Is the threat of financial ruin or the threat of starving worth the advantage that you yourself are getting?

Inside the current "free market" do you really have the agency, choice or leverage to choose a different economic relationship with your employer if you would want one?


> Is the threat of financial ruin or the threat of starving worth the advantage that you yourself are getting?

False dichotomy. There are a myriad of options between the status quo and transitioning to a Southern European-style employment model.

> Inside the current "free market" do you really have the agency, choice or leverage to choose a different economic relationship with your employer if you would want one?
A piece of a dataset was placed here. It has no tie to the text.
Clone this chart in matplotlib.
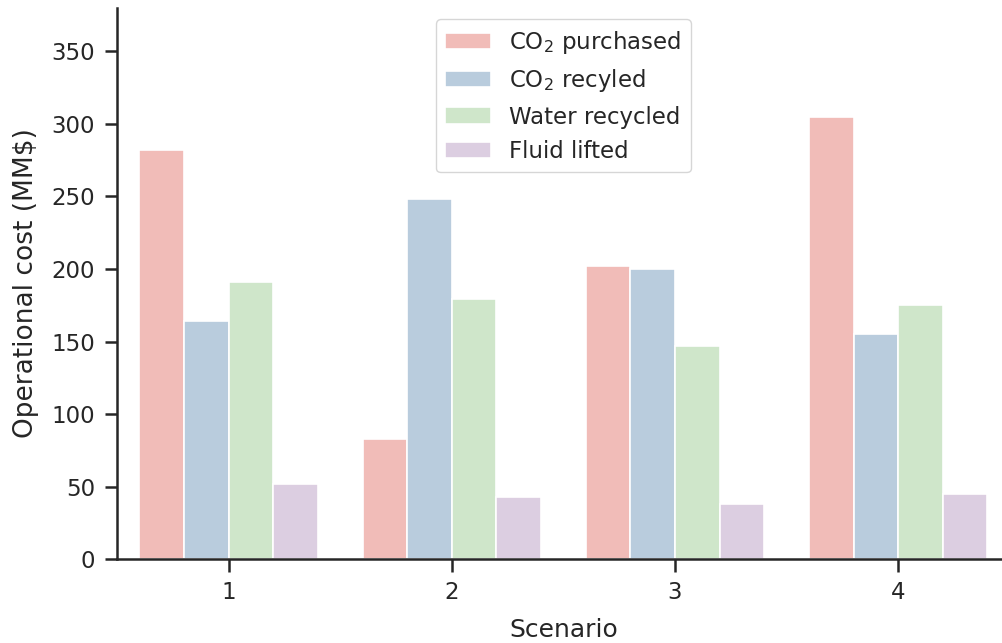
import numpy as np
import matplotlib
matplotlib.use("Agg")
import matplotlib.pyplot as plt
import seaborn as sns

# operational cost per scenario, MM$
scenarios = ["1", "2", "3", "4"]
series_names = ["CO$_2$ purchased", "CO$_2$ recyled", "Water recycled", "Fluid lifted"]
co2_purchased = [282, 83, 202, 305]
co2_recycled = [164, 248, 200, 155]
water_recycled = [191, 179, 147, 175]
fluid_lifted = [52, 43, 38, 45]
series = [co2_purchased, co2_recycled, water_recycled, fluid_lifted]

sns.set_style("ticks")
plt.rcParams["font.family"] = ["DejaVu Sans"]
colors = sns.color_palette("Pastel1", 4, desat=0.75)

fig = plt.figure(figsize=(10.03, 6.43), dpi=100)
ax = fig.add_axes([0.1167, 0.1306, 0.890, 0.857])

x = np.arange(len(scenarios))
width = 0.8 / len(series)
for i, (name, vals) in enumerate(zip(series_names, series)):
    offset = -0.4 + width * (i + 0.5)
    ax.bar(x + offset, vals, width, color=colors[i], label=name,
           edgecolor="white", linewidth=1.2)

ax.set_xlim(-0.5, 3.5)
ax.set_ylim(0, 380)
ax.set_yticks(np.arange(0, 351, 50))
ax.set_xticks(x)
ax.set_xticklabels(scenarios)
ax.tick_params(axis="both", labelsize=16.5, length=9, width=1.8, pad=7,
               color="#262626", labelcolor="#262626")
for side in ["left", "bottom"]:
    ax.spines[side].set_linewidth(1.8)
    ax.spines[side].set_color("#262626")
sns.despine(ax=ax)

ax.set_xlabel("Scenario", fontsize=18, color="#262626", labelpad=10)
ax.set_ylabel("Operational cost (MM$)", fontsize=19, color="#262626", labelpad=9)

ax.legend(loc="upper center", fontsize=16.5, handlelength=2.0, handleheight=0.7,
          borderpad=0.4, labelspacing=0.5, handletextpad=0.8, frameon=True)

fig.savefig("out.png", dpi=100)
The solution isn't in making the current economy sclerotic, but in better distributing its gains. Destroying the gains just makes everyone poorer. And when that happens, empirically, inequality goes up, not down.


Bad move from Apple.

Classic instance of the sunken cost fallacy fallacy (not a typo). They prefer to cut their losses and forget about how much they spent recruiting those people.

Keeping them might seem wasteful on the short term, but such skilled workers could likely be made profitable in a big R&D powerhouse.

But the real cost is damaging their reputation among future candidates and current employees, and lowering their perceived value as an employer.

For the most skilled and efficient engineers, choosing to work for big tech is always a tradeoff, a company like Apple is usually very appealing for the most risk-averse.


> Classic instance of the sunken cost fallacy fallacy (not a typo). They prefer to cut their losses and forget about how much they spent recruiting those people.

The Sunken cost fallacy would be to retain those people because of the costs irrevocably incurred (sunk) recruiting them, employing them to date, etc. Apple are (apparently following a theoretical economics position) considering the prospective costs going forward of keeping them, when they no longer have an obvious future revenue stream, and would still generate additional redeployment/retraining costs


In case you didn’t see, the comment you’re replying to says “sunken cost fallacy fallacy”.

See-also: https://news.ycombinator.com/item?id=39942634


I still don't see why you need to say fallacy twice.


Recruiting employees is a sunk cost. There is a concept that it is a fallacy to maintain the cost because so much has already been spent- in other words, "throwing good money after bad".

In this particular case, GP posits that fallacy is itself a fallacy, insomuch as there is no greater opportunity the company could pursue which required laying those employees off. The reputational harm done, among other things, is a hidden cost not reflected in the numbers of their salaries, and surely they could have participated in other R&D efforts, or something along those lines.